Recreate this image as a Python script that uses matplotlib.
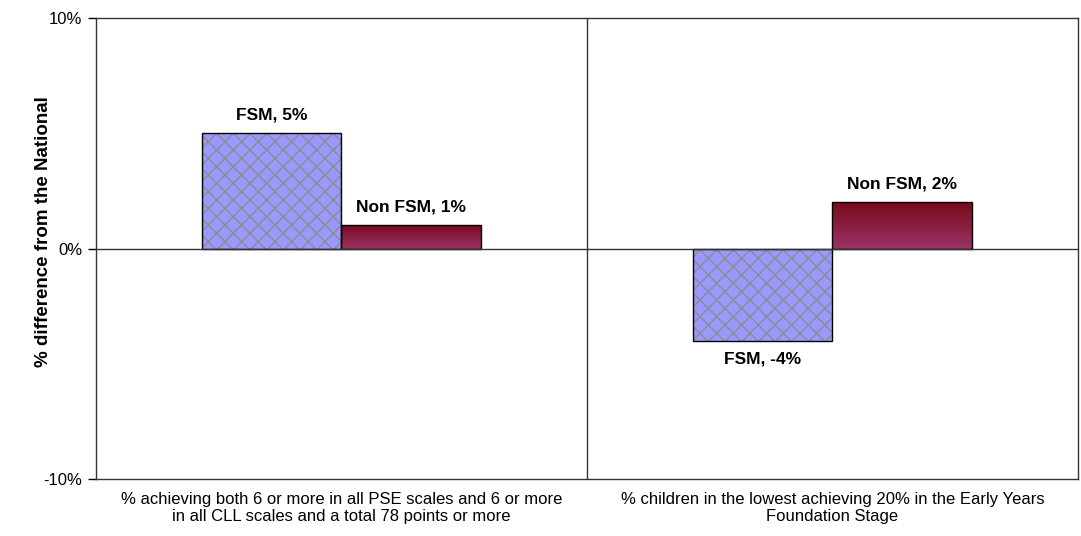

* * *

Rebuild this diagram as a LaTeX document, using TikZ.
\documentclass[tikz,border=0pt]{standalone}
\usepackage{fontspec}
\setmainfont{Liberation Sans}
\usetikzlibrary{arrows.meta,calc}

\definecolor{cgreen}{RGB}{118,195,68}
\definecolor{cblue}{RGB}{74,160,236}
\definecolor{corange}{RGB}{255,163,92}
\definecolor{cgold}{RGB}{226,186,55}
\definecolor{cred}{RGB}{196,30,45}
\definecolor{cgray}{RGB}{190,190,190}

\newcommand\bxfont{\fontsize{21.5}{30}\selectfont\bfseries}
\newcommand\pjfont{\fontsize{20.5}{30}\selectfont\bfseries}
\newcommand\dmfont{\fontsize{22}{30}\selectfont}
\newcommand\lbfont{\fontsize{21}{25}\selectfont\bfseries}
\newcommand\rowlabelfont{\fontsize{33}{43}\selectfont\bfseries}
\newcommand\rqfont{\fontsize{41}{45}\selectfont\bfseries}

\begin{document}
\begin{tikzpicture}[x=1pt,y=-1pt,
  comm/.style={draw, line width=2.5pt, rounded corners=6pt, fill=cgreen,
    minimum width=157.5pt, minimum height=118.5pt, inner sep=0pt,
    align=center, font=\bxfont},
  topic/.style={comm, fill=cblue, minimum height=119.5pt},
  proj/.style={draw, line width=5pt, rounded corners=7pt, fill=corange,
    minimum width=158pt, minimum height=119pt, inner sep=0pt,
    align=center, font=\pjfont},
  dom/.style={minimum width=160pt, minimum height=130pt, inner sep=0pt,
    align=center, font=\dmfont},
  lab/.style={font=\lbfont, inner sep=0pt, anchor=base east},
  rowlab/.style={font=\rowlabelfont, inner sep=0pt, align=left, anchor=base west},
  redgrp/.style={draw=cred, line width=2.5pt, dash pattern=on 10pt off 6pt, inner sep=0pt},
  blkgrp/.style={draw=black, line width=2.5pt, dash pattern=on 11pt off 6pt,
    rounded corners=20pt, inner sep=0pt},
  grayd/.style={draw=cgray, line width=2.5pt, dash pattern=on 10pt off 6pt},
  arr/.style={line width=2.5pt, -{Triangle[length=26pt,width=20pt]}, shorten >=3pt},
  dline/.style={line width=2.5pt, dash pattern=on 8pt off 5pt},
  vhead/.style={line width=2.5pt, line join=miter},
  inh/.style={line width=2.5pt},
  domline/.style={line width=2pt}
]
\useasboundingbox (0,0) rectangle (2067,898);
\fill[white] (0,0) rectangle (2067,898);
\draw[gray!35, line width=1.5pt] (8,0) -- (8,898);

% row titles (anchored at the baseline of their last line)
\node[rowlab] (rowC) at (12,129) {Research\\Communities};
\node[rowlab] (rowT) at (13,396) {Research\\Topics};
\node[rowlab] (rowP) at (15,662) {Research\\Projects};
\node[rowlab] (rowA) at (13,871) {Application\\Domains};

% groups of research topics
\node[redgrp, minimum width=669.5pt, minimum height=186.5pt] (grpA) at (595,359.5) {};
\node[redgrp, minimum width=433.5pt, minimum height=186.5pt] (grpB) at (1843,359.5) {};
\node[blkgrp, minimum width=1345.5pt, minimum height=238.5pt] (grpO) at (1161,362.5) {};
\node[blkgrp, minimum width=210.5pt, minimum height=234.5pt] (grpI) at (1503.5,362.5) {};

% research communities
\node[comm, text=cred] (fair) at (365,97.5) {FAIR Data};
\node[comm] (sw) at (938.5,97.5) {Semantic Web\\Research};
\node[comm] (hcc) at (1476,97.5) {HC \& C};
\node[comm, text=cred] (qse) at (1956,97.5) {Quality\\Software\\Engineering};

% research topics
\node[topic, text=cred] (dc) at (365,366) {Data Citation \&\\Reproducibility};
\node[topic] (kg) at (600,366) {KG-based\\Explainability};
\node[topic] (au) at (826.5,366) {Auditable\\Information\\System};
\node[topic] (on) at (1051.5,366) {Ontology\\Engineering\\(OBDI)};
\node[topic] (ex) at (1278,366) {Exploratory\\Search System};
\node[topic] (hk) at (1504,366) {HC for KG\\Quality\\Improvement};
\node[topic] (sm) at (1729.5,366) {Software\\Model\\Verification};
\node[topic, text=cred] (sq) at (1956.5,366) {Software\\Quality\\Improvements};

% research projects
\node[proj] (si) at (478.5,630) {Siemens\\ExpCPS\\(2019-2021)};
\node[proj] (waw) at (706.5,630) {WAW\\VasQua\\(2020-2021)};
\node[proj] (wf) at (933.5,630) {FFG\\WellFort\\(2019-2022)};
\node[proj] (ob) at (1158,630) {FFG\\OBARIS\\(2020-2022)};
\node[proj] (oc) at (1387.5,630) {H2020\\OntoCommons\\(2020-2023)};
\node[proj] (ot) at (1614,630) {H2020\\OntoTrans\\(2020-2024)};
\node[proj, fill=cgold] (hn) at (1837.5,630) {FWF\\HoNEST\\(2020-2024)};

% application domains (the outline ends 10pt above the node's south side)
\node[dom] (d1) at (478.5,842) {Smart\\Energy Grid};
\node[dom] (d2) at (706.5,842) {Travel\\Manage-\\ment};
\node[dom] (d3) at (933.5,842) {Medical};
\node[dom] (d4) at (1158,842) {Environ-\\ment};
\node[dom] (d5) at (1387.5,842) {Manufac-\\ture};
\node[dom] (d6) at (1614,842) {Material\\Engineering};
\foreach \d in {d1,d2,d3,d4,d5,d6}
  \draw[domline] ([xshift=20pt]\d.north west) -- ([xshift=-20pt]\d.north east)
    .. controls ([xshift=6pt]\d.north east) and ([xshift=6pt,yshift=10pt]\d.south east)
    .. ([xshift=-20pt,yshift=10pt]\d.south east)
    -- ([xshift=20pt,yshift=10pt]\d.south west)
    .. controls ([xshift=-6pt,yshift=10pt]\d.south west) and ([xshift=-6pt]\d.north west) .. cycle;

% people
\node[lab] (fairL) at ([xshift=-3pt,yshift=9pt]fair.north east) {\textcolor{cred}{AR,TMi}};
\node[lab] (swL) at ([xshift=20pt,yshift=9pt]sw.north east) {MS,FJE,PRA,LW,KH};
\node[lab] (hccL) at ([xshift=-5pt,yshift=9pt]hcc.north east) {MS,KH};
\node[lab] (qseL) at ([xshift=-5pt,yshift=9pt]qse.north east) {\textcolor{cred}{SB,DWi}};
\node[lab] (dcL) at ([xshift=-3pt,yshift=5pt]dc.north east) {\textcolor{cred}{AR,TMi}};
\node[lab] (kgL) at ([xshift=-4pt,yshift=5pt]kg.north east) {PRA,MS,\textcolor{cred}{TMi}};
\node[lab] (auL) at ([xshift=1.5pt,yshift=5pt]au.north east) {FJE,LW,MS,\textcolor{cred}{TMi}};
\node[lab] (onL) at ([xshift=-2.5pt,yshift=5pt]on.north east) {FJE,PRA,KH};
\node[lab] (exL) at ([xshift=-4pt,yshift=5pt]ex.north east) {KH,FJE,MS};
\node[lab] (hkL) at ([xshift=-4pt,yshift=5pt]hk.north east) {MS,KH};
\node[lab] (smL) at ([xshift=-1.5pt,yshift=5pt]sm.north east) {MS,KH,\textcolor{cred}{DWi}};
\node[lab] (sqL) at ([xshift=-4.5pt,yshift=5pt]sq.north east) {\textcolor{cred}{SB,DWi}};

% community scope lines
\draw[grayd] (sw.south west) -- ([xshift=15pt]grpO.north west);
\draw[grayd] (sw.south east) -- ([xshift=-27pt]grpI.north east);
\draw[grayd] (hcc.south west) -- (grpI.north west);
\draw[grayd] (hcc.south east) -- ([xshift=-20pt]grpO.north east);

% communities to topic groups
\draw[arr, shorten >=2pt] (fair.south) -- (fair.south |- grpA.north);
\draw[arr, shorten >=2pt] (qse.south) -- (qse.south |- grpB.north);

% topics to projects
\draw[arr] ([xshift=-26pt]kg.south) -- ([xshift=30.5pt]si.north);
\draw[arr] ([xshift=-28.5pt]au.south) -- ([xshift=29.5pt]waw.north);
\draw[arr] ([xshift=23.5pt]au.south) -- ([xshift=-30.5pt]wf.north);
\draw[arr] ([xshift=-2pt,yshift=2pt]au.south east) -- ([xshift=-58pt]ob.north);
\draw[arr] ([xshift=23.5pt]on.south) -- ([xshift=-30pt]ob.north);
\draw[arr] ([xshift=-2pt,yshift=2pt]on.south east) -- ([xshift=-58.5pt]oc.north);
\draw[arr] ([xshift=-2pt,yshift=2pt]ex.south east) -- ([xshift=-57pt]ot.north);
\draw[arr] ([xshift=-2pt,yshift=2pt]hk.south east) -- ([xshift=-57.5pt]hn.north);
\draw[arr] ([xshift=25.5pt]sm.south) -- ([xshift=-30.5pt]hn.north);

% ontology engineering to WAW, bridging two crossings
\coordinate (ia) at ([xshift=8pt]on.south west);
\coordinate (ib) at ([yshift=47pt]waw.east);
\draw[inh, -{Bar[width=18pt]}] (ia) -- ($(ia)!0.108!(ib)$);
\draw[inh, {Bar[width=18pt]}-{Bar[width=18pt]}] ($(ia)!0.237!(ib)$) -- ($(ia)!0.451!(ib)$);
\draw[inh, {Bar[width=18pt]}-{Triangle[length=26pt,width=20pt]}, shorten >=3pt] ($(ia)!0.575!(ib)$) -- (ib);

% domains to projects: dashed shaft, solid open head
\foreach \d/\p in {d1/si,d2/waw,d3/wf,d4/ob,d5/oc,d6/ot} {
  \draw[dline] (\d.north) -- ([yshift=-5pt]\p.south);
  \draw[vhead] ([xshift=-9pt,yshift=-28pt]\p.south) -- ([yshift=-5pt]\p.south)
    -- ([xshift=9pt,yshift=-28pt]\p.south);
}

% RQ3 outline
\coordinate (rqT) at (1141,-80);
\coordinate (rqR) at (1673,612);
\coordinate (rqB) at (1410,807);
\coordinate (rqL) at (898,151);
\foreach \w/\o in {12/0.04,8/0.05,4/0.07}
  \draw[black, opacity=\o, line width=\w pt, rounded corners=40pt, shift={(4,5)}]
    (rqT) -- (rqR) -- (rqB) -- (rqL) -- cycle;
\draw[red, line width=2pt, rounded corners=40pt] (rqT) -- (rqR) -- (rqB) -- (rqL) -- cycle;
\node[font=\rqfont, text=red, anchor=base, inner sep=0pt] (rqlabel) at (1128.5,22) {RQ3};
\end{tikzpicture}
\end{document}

--

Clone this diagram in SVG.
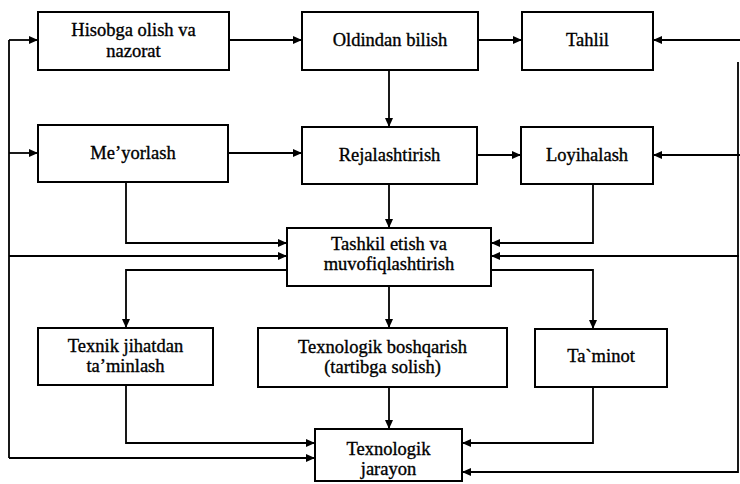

▶ _What is needed_: Select every line above that contains the word "this", and copy it.

▶ _Answer for the task_:
Recreate this image as a Python script that uses matplotlib.
Rebuild this diagram as a LaTeX document, using TikZ.
Clone this diagram in SVG.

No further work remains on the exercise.